ENEA contributes to the development of the global Earth System Models of the European consortium EC-Earth.
ENEA improvements in the representation of land surface-atmosphere interaction processes led to a significant increase of model prediction skill over scales ranging from weather to seasonal and decadal. ENEA contributed with EC-Earth global climate projections to the sixth phase of CMIP (Coupled Model Intercomparison Project Phase 6) of WCRP (World Climate Research Programme), which formed the basis of the latest IPCC (Intergovernamental Panel on Climate Change) ) assessment report. Climate projections such as the ones produced by CMIP projects are used by policy-makers around the world to develop appropriate climate and economic policies.

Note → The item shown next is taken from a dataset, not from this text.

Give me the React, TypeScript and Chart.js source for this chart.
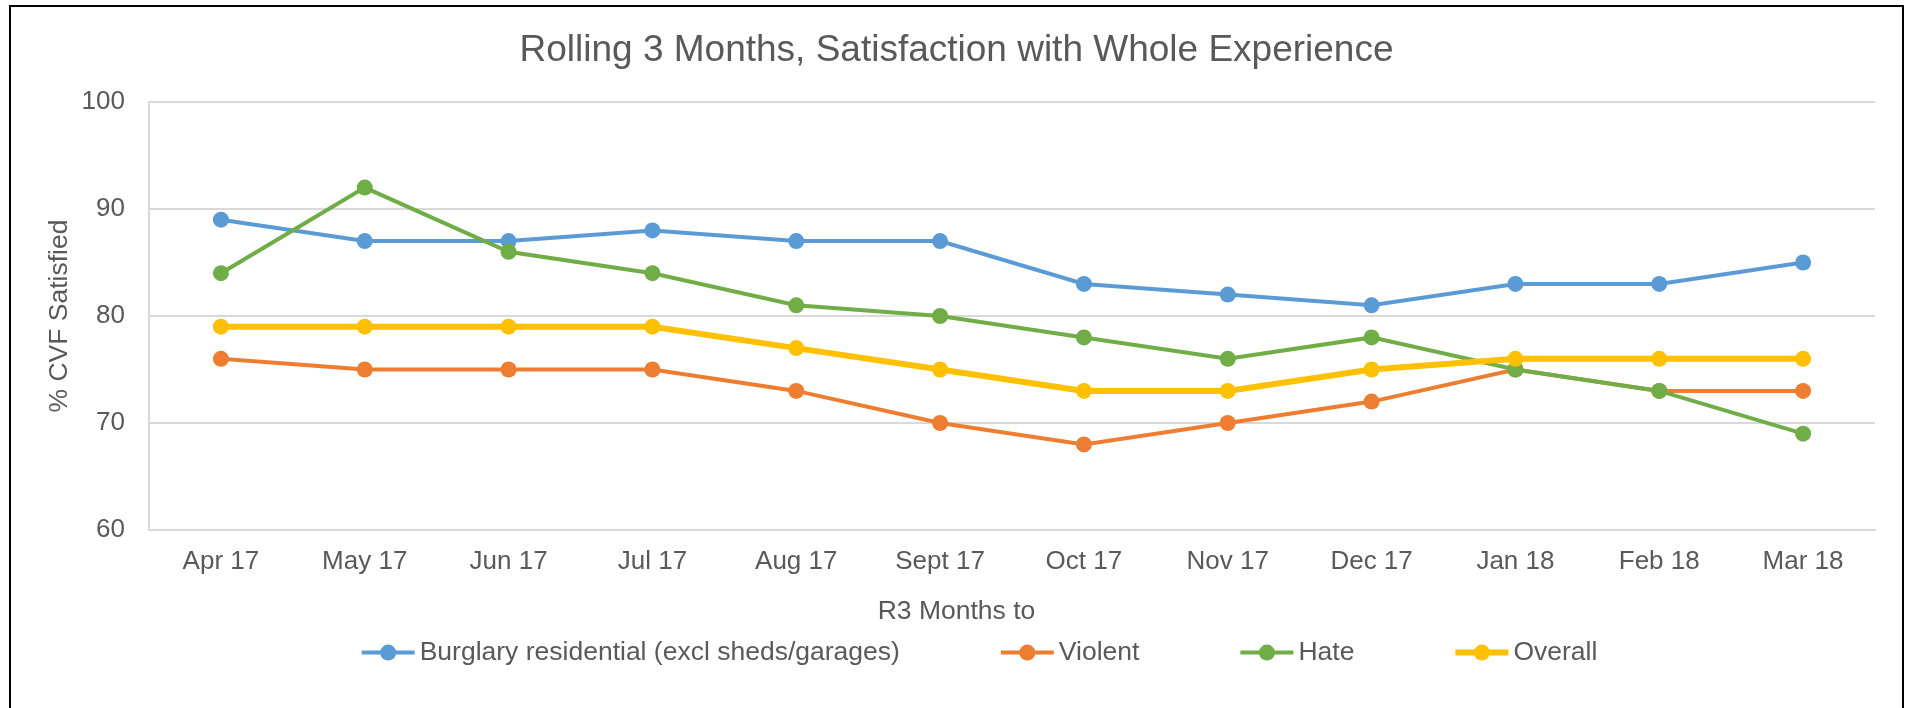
import React, { useEffect, useRef } from 'react';
import { Chart, registerables } from 'chart.js';

Chart.register(...registerables);

const months = ['Apr 17', 'May 17', 'Jun 17', 'Jul 17', 'Aug 17', 'Sept 17', 'Oct 17', 'Nov 17', 'Dec 17', 'Jan 18', 'Feb 18', 'Mar 18'];
const burglary = [89, 87, 87, 88, 87, 87, 83, 82, 81, 83, 83, 85];
const violent = [76, 75, 75, 75, 73, 70, 68, 70, 72, 75, 73, 73];
const hate = [84, 92, 86, 84, 81, 80, 78, 76, 78, 75, 73, 69];
const overall = [79, 79, 79, 79, 77, 75, 73, 73, 75, 76, 76, 76];
const seriesNames = ['Burglary residential (excl sheds/garages)', 'Violent', 'Hate', 'Overall'];
const seriesColors = ['#5B9BD5', '#ED7D31', '#70AD47', '#FFC000'];
const yTicks = [60, 70, 80, 90, 100];

const chartTitle = 'Rolling 3 Months, Satisfaction with Whole Experience';
const xTitle = 'R3 Months to';
const yTitle = '% CVF Satisfied';

const FONT = "'Liberation Sans', Arial, sans-serif";
const TEXT = '#595959';
const GRID = '#D9D9D9';

const lineLegend = {
  id: 'lineLegend',
  afterDraw(chart: any) {
    const ctx = chart.ctx;
    const ds = chart.data.datasets;
    ctx.save();
    ctx.font = `26.5px ${FONT}`;
    const lineLen = 53;
    const textGap = 5;
    const itemGap = 101;
    const widths = ds.map((d: any) => ctx.measureText(d.label).width);
    const total =
      widths.reduce((a: number, w: number) => a + lineLen + textGap + w, 0) + itemGap * (ds.length - 1);
    let x = chart.width / 2 + 23 - total / 2;
    const y = chart.scales.x.bottom + 75;
    ds.forEach((d: any, i: number) => {
      ctx.strokeStyle = d.borderColor;
      ctx.lineWidth = d.borderWidth;
      ctx.lineCap = 'butt';
      ctx.beginPath();
      ctx.moveTo(x, y);
      ctx.lineTo(x + lineLen, y);
      ctx.stroke();
      ctx.fillStyle = d.pointBackgroundColor;
      ctx.beginPath();
      ctx.arc(x + lineLen / 2, y, d.pointRadius, 0, Math.PI * 2);
      ctx.fill();
      ctx.fillStyle = TEXT;
      ctx.textBaseline = 'middle';
      ctx.textAlign = 'left';
      ctx.fillText(d.label, x + lineLen + textGap, y);
      x += lineLen + textGap + widths[i] + itemGap;
    });
    ctx.restore();
  },
};

export default function App() {
  const ref = useRef<HTMLCanvasElement | null>(null);

  useEffect(() => {
    if (!ref.current) return;
    const values = [burglary, violent, hate, overall];
    const widths = [4, 4, 4, 6];
    const radii = [8, 8, 8, 8];
    const orders = [3, 2, 1, 0];
    const chart = new Chart(ref.current, {
      type: 'line',
      data: {
        labels: months,
        datasets: values.map((v, i) => ({
          label: seriesNames[i],
          data: v,
          borderColor: seriesColors[i],
          backgroundColor: seriesColors[i],
          pointBackgroundColor: seriesColors[i],
          pointBorderColor: seriesColors[i],
          pointBorderWidth: 0,
          pointRadius: radii[i],
          borderWidth: widths[i],
          tension: 0,
          fill: false,
          order: orders[i],
          yAxisID: 'y',
        })),
      },
      options: {
        responsive: false,
        animation: false,
        maintainAspectRatio: false,
        layout: { padding: { left: 0, right: 0, top: 0, bottom: 80.6 } },
        plugins: {
          legend: { display: false },
          tooltip: { enabled: false },
          title: {
            display: true,
            text: chartTitle,
            color: TEXT,
            font: { family: FONT, size: 37, weight: 'normal' },
            padding: { top: 22, bottom: 28.6 },
          },
          subtitle: {
            display: true,
            text: xTitle,
            position: 'bottom',
            color: TEXT,
            font: { family: FONT, size: 26.5, weight: 'normal' },
            padding: { top: 18, bottom: 0 },
          },
        },
        scales: {
          x: {
            offset: true,
            afterFit: (s: any) => {
              s.height = 47.6;
            },
            grid: { display: false, drawTicks: false, tickLength: 0 },
            border: { display: true, color: GRID, width: 2 },
            ticks: {
              color: TEXT,
              font: { family: FONT, size: 26 },
              padding: 16.4,
              maxRotation: 0,
              autoSkip: false,
            },
          },
          y: {
            min: 60,
            max: 100,
            afterBuildTicks: (s: any) => {
              s.ticks = yTicks.map((v) => ({ value: v }));
            },
            afterFit: (s: any) => {
              s.width = 138;
            },
            grid: { color: GRID, lineWidth: 2, drawTicks: false, tickLength: 0 },
            border: { display: true, color: GRID, width: 2 },
            ticks: {
              color: TEXT,
              font: { family: FONT, size: 26 },
              padding: 24,
            },
            title: {
              display: true,
              text: yTitle,
              color: TEXT,
              font: { family: FONT, size: 26.5, weight: 'normal' },
              padding: { top: 33.1, bottom: 0 },
            },
          },
          yRight: {
            position: 'right',
            display: true,
            afterFit: (s: any) => {
              s.width = 27;
            },
            grid: { display: false, drawOnChartArea: false, drawTicks: false },
            border: { display: false },
            ticks: { display: false },
          },
        },
      },
      plugins: [lineLegend],
    });
    return () => chart.destroy();
  }, []);

  return (
    <div
      style={{
        position: 'fixed',
        left: 0,
        top: 0,
        width: 1910,
        height: 708,
        overflow: 'hidden',
        background: '#fff',
      }}
    >
      <div
        style={{
          position: 'absolute',
          left: 9,
          top: 5,
          width: 1895,
          height: 720,
          border: '2px solid #000',
          boxSizing: 'border-box',
          background: '#fff',
        }}
      >
        <canvas ref={ref} width={1891} height={701} style={{ display: 'block', width: 1891, height: 701 }} />
      </div>
    </div>
  );
}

ENEA studies also what drives polar climate and how this climate might change in the future. Despite remote, the polar regions exert strong influence on the climate at lower latitudes because of the highly complex and interconnected nature of the Earth System.

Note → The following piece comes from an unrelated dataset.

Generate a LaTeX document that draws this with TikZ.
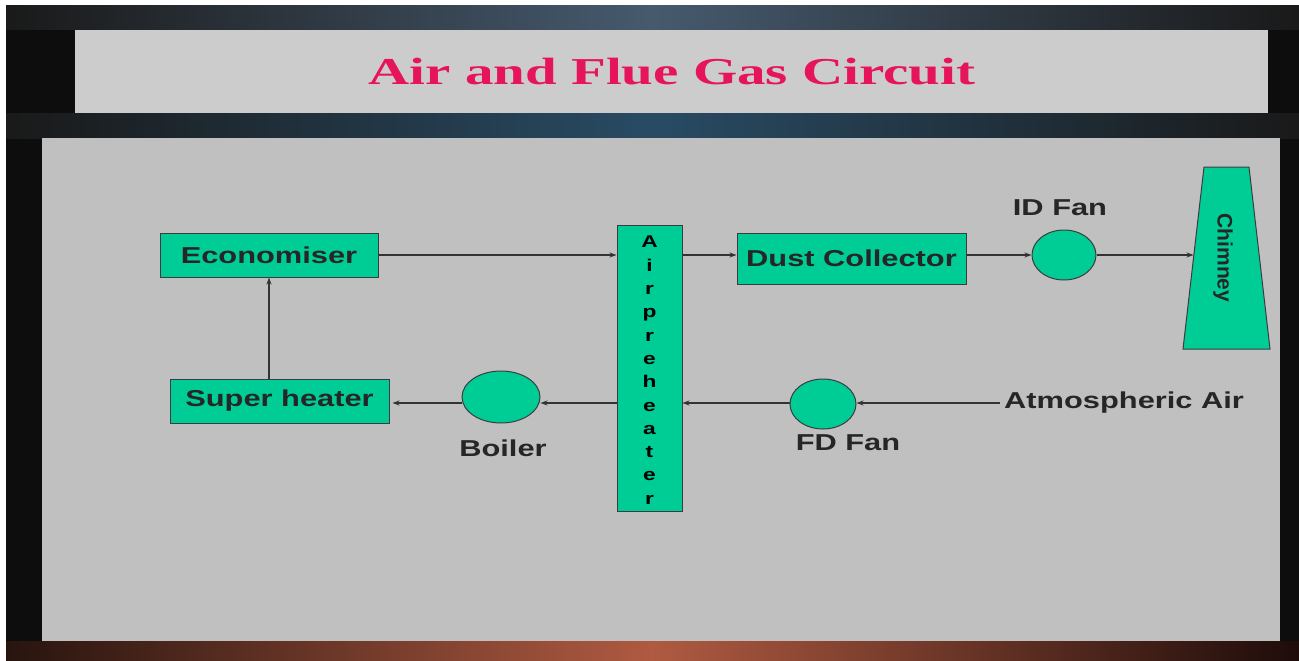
\documentclass[tikz,border=0pt]{standalone}
\usepackage{fontspec}
\usetikzlibrary{shapes.geometric,arrows.meta}
\newfontfamily\labfont[FakeStretch=1.34]{Liberation Sans}
\newfontfamily\chimfont{Liberation Sans}
\newfontfamily\titlefont[FakeStretch=1.5]{Liberation Serif}
\definecolor{boxgreen}{RGB}{0,204,150}
\definecolor{panel}{RGB}{192,192,192}
\definecolor{titlebg}{RGB}{204,204,204}
\definecolor{titlered}{RGB}{230,20,90}
\definecolor{edge}{RGB}{60,60,60}
\tikzset{
  unit/.style={draw=edge, line width=1pt, fill=boxgreen, inner sep=0pt},
  lab/.style={font=\labfont\bfseries\fontsize{23}{26}\selectfont, text=black!85},
  fan/.style={unit, ellipse},
  flow/.style={line width=1.1pt, draw=black!80, -{Stealth[length=7pt,width=5pt]}},
}
\begin{document}
\begin{tikzpicture}[x=1pt,y=-1pt]
\useasboundingbox (0,0) rectangle (1299,661);
\fill[white] (0,0) rectangle (1299,661);
\fill[black!95] (6,6) rectangle (1299,661);
\shade[left color=black!90, right color=black!90, middle color={rgb,255:red,70;green,90;blue,110}] (6,6) rectangle (1299,30);
\shade[left color=black!90, right color=black!90, middle color={rgb,255:red,40;green,75;blue,100}] (6,113) rectangle (1299,138);
\shade[left color={rgb,255:red,40;green,20;blue,15}, right color={rgb,255:red,30;green,12;blue,10}, middle color={rgb,255:red,175;green,90;blue,65}] (6,641) rectangle (1299,661);
% title
\node[fill=titlebg, minimum width=1193pt, minimum height=83pt, inner sep=0pt, anchor=north west] (titlebox) at (75,30) {};
\node[font=\titlefont\bfseries\fontsize{38}{42}\selectfont, text=titlered] (title) at (672,72) {Air and Flue Gas Circuit};
% panel
\node[fill=panel, minimum width=1238pt, minimum height=503pt, inner sep=0pt, anchor=north west] (panelbox) at (42,138) {};
% units
\node[unit, lab, minimum width=218pt, minimum height=44pt] (eco) at (269,255) {Economiser};
\node[unit, lab, minimum width=219pt, minimum height=44pt] (sh) at (279.5,401) {Super heater};
\node[unit, minimum width=65pt, minimum height=286pt] (aph) at (649.5,368) {};
\node[font=\labfont\bfseries\fontsize{17}{23.3}\selectfont, align=center, inner sep=0pt, anchor=north] (aphtext) at (649.5,236) {A\\i\\r\\p\\r\\e\\h\\e\\a\\t\\e\\r};
\node[unit, lab, minimum width=229pt, minimum height=51pt] (dust) at (851.5,258.5) {Dust Collector};
\node[fan, minimum width=64pt, minimum height=50pt] (idfan) at (1064,255) {};
\node[lab] (idlab) at (1060,208) {ID Fan};
\draw[unit] (1204,167) -- (1249,167) -- (1270,349) -- (1183,349) -- cycle;
\node[font=\chimfont\bfseries\fontsize{21}{24}\selectfont, rotate=-90, text=black!85] (chim) at (1223,258) {Chimney};
\coordinate (chimin) at (1193.5,255);
\coordinate (atmin) at (1000,403);
\node[fan, minimum width=78pt, minimum height=52pt] (boiler) at (501,397) {};
\node[lab] (boilerlab) at (503,448) {Boiler};
\node[fan, minimum width=66pt, minimum height=50pt] (fdfan) at (823,404) {};
\node[lab] (fdlab) at (848,443) {FD Fan};
\node[lab, anchor=west, inner sep=0pt] (atm) at (1004,403) {Atmospheric Air};
% flows
\draw[flow] (eco.east) -- (eco.east -| aph.west);
\draw[flow] (aph.east |- idfan.west) -- (dust.west |- idfan.west);
\draw[flow] (dust.east |- idfan.west) -- (idfan.west);
\draw[flow] (idfan.east) -- (chimin);
\draw[flow] (atmin) -- (fdfan.east |- atmin);
\draw[flow] (fdfan.west |- atmin) -- (aph.east |- atmin);
\draw[flow] (aph.west |- atmin) -- (boiler.east |- atmin);
\draw[flow] (boiler.west |- atmin) -- ([xshift=3pt]sh.east |- atmin);
\draw[flow] (sh.north -| eco.south) -- (eco.south);
\end{tikzpicture}
\end{document}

Representing sea ice variability, the higher layers of the atmosphere, and atmosphere-ice-ocean coupling in Antarctica is to-date one of the great challenges faced by the scientific international community.

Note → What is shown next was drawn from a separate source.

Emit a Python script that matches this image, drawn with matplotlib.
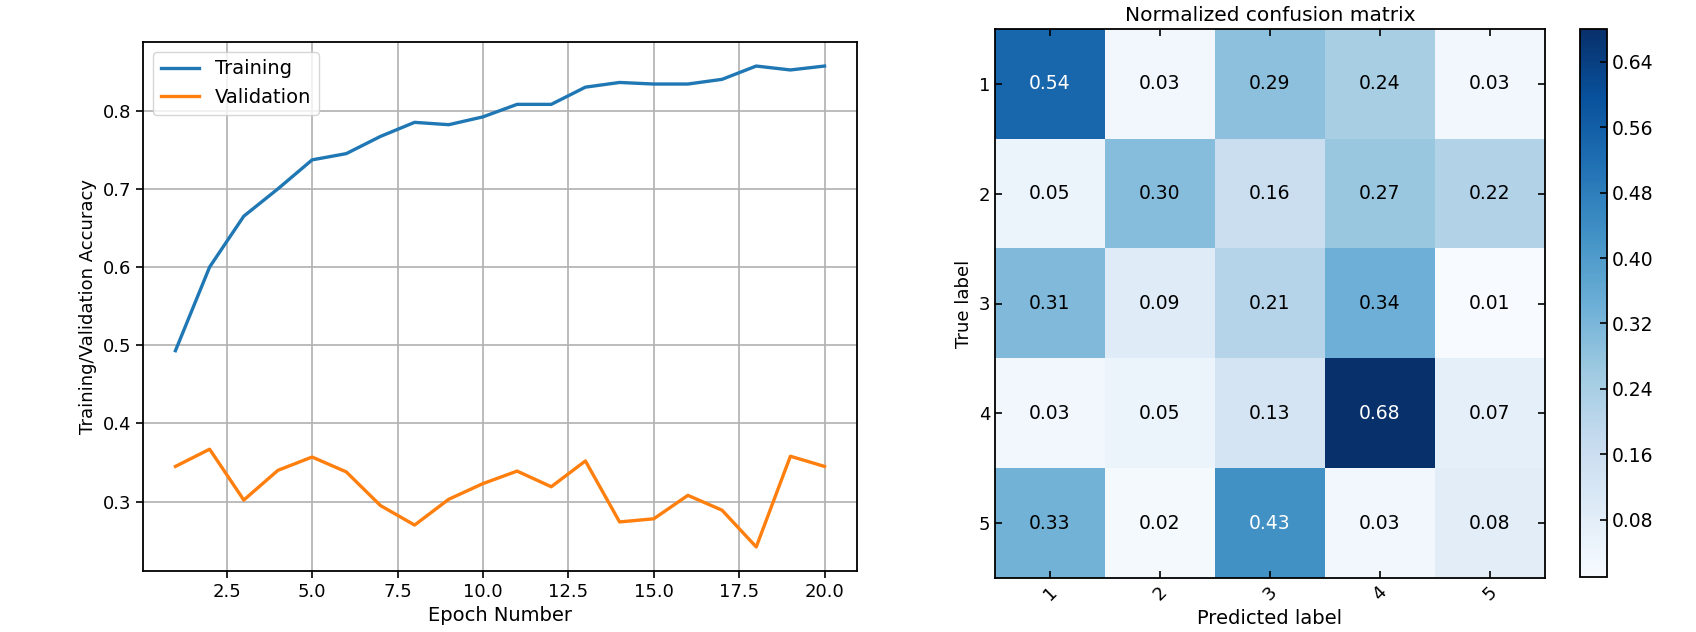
import numpy as np
import matplotlib
matplotlib.use("Agg")
import matplotlib.pyplot as plt

epochs = list(range(1, 21))
training = [0.493, 0.600, 0.665, 0.700, 0.737, 0.745, 0.767, 0.785, 0.782, 0.792,
            0.808, 0.808, 0.830, 0.836, 0.834, 0.834, 0.840, 0.857, 0.852, 0.857]
validation = [0.345, 0.367, 0.302, 0.340, 0.357, 0.338, 0.295, 0.270, 0.303, 0.323,
              0.339, 0.319, 0.352, 0.274, 0.278, 0.308, 0.289, 0.242, 0.358, 0.345]

class_labels = ["1", "2", "3", "4", "5"]
cm = np.array([
    [0.54, 0.03, 0.29, 0.24, 0.03],
    [0.05, 0.30, 0.16, 0.27, 0.22],
    [0.31, 0.09, 0.21, 0.34, 0.01],
    [0.03, 0.05, 0.13, 0.68, 0.07],
    [0.33, 0.02, 0.43, 0.03, 0.08],
])
cbar_ticks = [0.08, 0.16, 0.24, 0.32, 0.40, 0.48, 0.56, 0.64]

plt.rcParams['font.family'] = ['DejaVu Sans']
fs = 13
fl = 14

fig = plt.figure(figsize=(16.96, 6.32), dpi=100)

# Left: accuracy curves
ax1 = fig.add_axes([143/1696, 1-571/632, (857-143)/1696, (571-42)/632])
ax1.plot(epochs, training, color='#1f77b4', lw=2.4, label='Training')
ax1.plot(epochs, validation, color='#ff7f0e', lw=2.4, label='Validation')
ax1.grid(True, color='#b0b0b0', lw=1.2)
ax1.set_xlabel('Epoch Number', fontsize=fl)
ax1.set_ylabel('Training/Validation Accuracy', fontsize=fs)
ax1.tick_params(labelsize=fs, length=5, width=1.2)
for s in ax1.spines.values():
    s.set_linewidth(1.3)
ax1.legend(loc='upper left', fontsize=fl, framealpha=0.8)

# Right: confusion matrix
ax2 = fig.add_axes([995/1696, 1-578/632, (1545-995)/1696, (578-29)/632])
im = ax2.imshow(cm, cmap='Blues', interpolation='nearest', aspect='auto')
ax2.set_title('Normalized confusion matrix', fontsize=fl + 0.5)
ax2.set_xticks(range(len(class_labels)))
ax2.set_xticklabels(class_labels, rotation=45, fontsize=fs)
ax2.set_yticks(range(len(class_labels)))
ax2.set_yticklabels(class_labels, fontsize=fs)
ax2.tick_params(direction='in', top=True, right=True, length=5, width=1.2)
ax2.set_xlabel('Predicted label', fontsize=fl)
ax2.set_ylabel('True label', fontsize=fs)
for s in ax2.spines.values():
    s.set_linewidth(1.3)
thresh = cm.max() / 2.
for i in range(cm.shape[0]):
    for j in range(cm.shape[1]):
        ax2.text(j, i, f"{cm[i, j]:.2f}", ha='center', va='center', fontsize=fs + 0.5,
                 color='white' if cm[i, j] > thresh else 'black')

cax = fig.add_axes([1580/1696, 1-577/632, (1607-1580)/1696, (577-29)/632])
cb = fig.colorbar(im, cax=cax, ticks=cbar_ticks)
cb.ax.tick_params(direction='in', length=5, width=1.2, labelsize=fs + 0.5)
cb.ax.set_yticklabels([f"{t:.2f}" for t in cbar_ticks])
cb.outline.set_linewidth(1.3)

fig.savefig('out.png', dpi=100)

We study the large-scale (100km or more) coupling between atmosphere and ocean via sea ice.
We use CMIP models such as HadGEM3 to simulate plausible scenarios of atmosphere-ice-ocean interactions in Antarctica to: i) advance our knowledge of the underlying physical mechanisms governing high-latitude climate variability, and ii) develop further CMIP models to obtain an ever more realistic representation of atmospheric and oceanic processes.
By doing so, we contribute to understanding and alleviating known model biases. This reduces the uncertainty of current climate projections and aids policy-makers in taking better-informed decisions.
The energy system is strongly influenced by climatic variables (temperature, wind, humidity) and accurate forecasting is critical for the management of energy networks and supplies. In collaboration with industrial partners (ENEL, TERNA, ALPERIA), international research and modelling have been conducted to improve the ability to predict future events related to energy operations and efficiency.
We are working on developing innovative techniques for multi-model combination in order to achieve the highest possible accuracy for seasonal climate forecasts. Multi-model ensembles include forecasts produced by climate models developed independently by the European, American and Asian scientific communities.
By using latest developments in monitoring services, we use the emerging land data sets to derive novel set of observational constraints on land climate interactions and biophysical feedback. We use this improved understanding as an essential knowledge for the improvement of the modeling and of the prediction capability in the framework of the European Community Earth system model (EC-Earth).
The analysis of climate variability aimed to the study of feedbacks between atmosphere and other components of the Earth system is a major task facing the climate community. In this context, we are significantly contributing to improve understanding and quantification of interactions and feedbacks in the global climate system that could enhance our capability to predict and project climate variations.